Structural variant caller
MIT License
53 stars 6 forks source link

QUAL and GQ in vcf #38

Closed mesnger closed 5 years ago

mesnger commented 5 years ago

Hello. I couldn't find any information explaining the value of the QUAL and GQ in the output of SMRTSV_Genotyper_2.0, especially In the vcf file [EEE_SV-Pop_1.ALL.genotypes.20181204.vcf.gz].

I suspect that QUAL has a cap of 100, but some variants with no call(AC=0,AF=0,AN=0) have positive QUAL value. Also, is there a preset filter for sample level GQ in SMRTSV2 genotyper? or can you suggest a number for filtering samples with low GQ?

Thank you for the great tool you make, and all the help that you give. Cheers.

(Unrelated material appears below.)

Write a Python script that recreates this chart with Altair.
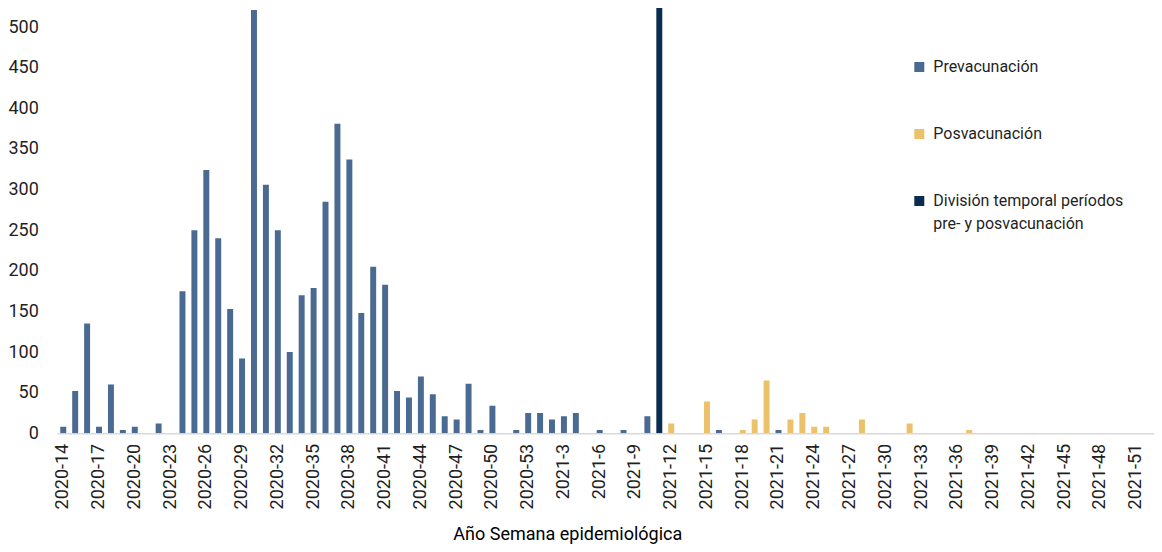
import altair as alt
import pandas as pd

# Categories: epidemiological weeks 2020-14 .. 2021-52
weeks = [f"2020-{w}" for w in range(14, 54)] + [f"2021-{w}" for w in range(1, 53)]
tick_labels = weeks[::3]

# Prevacunación values (by week label)
pre_weeks = ["2020-14", "2020-15", "2020-16", "2020-17", "2020-18", "2020-19", "2020-20",
             "2020-22", "2020-24", "2020-25", "2020-26", "2020-27", "2020-28", "2020-29",
             "2020-30", "2020-31", "2020-32", "2020-33", "2020-34", "2020-35", "2020-36",
             "2020-37", "2020-38", "2020-39", "2020-40", "2020-41", "2020-42", "2020-43",
             "2020-44", "2020-45", "2020-46", "2020-47", "2020-48", "2020-49", "2020-50",
             "2020-52", "2020-53", "2021-1", "2021-2", "2021-3", "2021-4", "2021-6",
             "2021-8", "2021-10", "2021-16", "2021-21"]
pre_values = [8, 52, 135, 8, 60, 4, 8,
              12, 175, 250, 324, 240, 153, 92,
              521, 306, 250, 100, 170, 179, 285,
              381, 337, 148, 205, 183, 52, 44,
              70, 48, 21, 17, 61, 4, 34,
              4, 25, 25, 17, 21, 25, 4,
              4, 21, 4, 4]

# Posvacunación values
post_weeks = ["2021-12", "2021-15", "2021-18", "2021-19", "2021-20", "2021-22", "2021-23",
              "2021-24", "2021-25", "2021-28", "2021-32", "2021-37"]
post_values = [12, 39, 4, 17, 65, 17, 25, 8, 8, 17, 12, 4]

# División temporal
div_weeks = ["2021-11"]
div_values = [525]

series_names = ["Prevacunación", "Posvacunación", "División temporal períodos pre- y posvacunación"]
series_colors = ["#4A6A92", "#EBC169", "#0A2D4F"]

rows = []
for w, v in zip(pre_weeks, pre_values):
    rows.append({"semana": w, "valor": v, "serie": series_names[0]})
for w, v in zip(post_weeks, post_values):
    rows.append({"semana": w, "valor": v, "serie": series_names[1]})
for w, v in zip(div_weeks, div_values):
    rows.append({"semana": w, "valor": v, "serie": series_names[2]})
df = pd.DataFrame(rows)

FONT = "Roboto"

chart = alt.Chart(df).mark_bar(clip=True).encode(
    x=alt.X("semana:N", sort=weeks,
            scale=alt.Scale(domain=weeks, paddingInner=0.5, paddingOuter=0.25),
            axis=alt.Axis(values=tick_labels, labelAngle=-90, ticks=False, tickSize=0,
                          labelPadding=10, domainColor="#D9D9D9", domainWidth=1.5,
                          labelFontSize=18, labelColor="#1F1F1F",
                          title="Año Semana epidemiológica", titleFontSize=18,
                          titleFontWeight="normal", titleColor="#000000",
                          titleX=510, titleY=101.5, titleAlign="center",
                          titleBaseline="middle", grid=False)),
    y=alt.Y("valor:Q",
            scale=alt.Scale(domain=[0, 523.5], nice=False, zero=True),
            axis=alt.Axis(values=list(range(0, 501, 50)), ticks=False, domain=False,
                          grid=False, labelPadding=19, labelFontSize=18,
                          labelColor="#1F1F1F", title=None)),
    color=alt.Color("serie:N",
                    scale=alt.Scale(domain=series_names, range=series_colors),
                    legend=alt.Legend(title=None, orient="none", legendX=854, legendY=51,
                                      direction="vertical", symbolType="square",
                                      symbolSize=100, symbolStrokeWidth=0,
                                      labelFontSize=16, labelColor="#1F1F1F",
                                      labelOffset=6, rowPadding=51, padding=0,
                                      labelLimit=400,
                                      labelExpr="datum.label == 'División temporal períodos pre- y posvacunación' ? ['División temporal períodos', 'pre- y posvacunación'] : datum.label")),
).properties(
    width=1096.7,
    height=425.3,
    padding={"left": 49.3, "top": 0, "right": 0, "bottom": 110.7},
    autosize=alt.AutoSizeParams(type="none"),
).configure(
    font=FONT,
    style={"guide-label": {"lineHeight": 23}},
).configure_view(
    stroke=None,
)

chart.save("out.html", embed_options={"renderer": "svg", "actions": False})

paudano commented 5 years ago

QUAL field is copied from the original VCF, so it is not created by the genotyper. The SMRT-SV variant caller sets the QUAL score to be a Phred-scaled likelihood based on the number of local-assembly contigs supporting the variant call. See Filtering SVs in README.md for more information.

The GQ field is based on relative density of genotype calls estimated by the machine learning model, and those relative density values are encoded in the GL field. For example, consider the genotype field 0/1:9:0.0441,0.8809,0.0750:14.0:5.5 (format GT:GQ:GL:DPR:DPA). The call is heterozygous, and the relative density for heterozygous is 0.8809. The GQ is np.int(10 * -np.log10(1 - 0.8809)), which matches the GQ field, 9. You will only see 255 if the relative density for the variant call is 1.0.

I'll update the documentation and close this out when I push that update. If you have any further questions, feel free to re-open.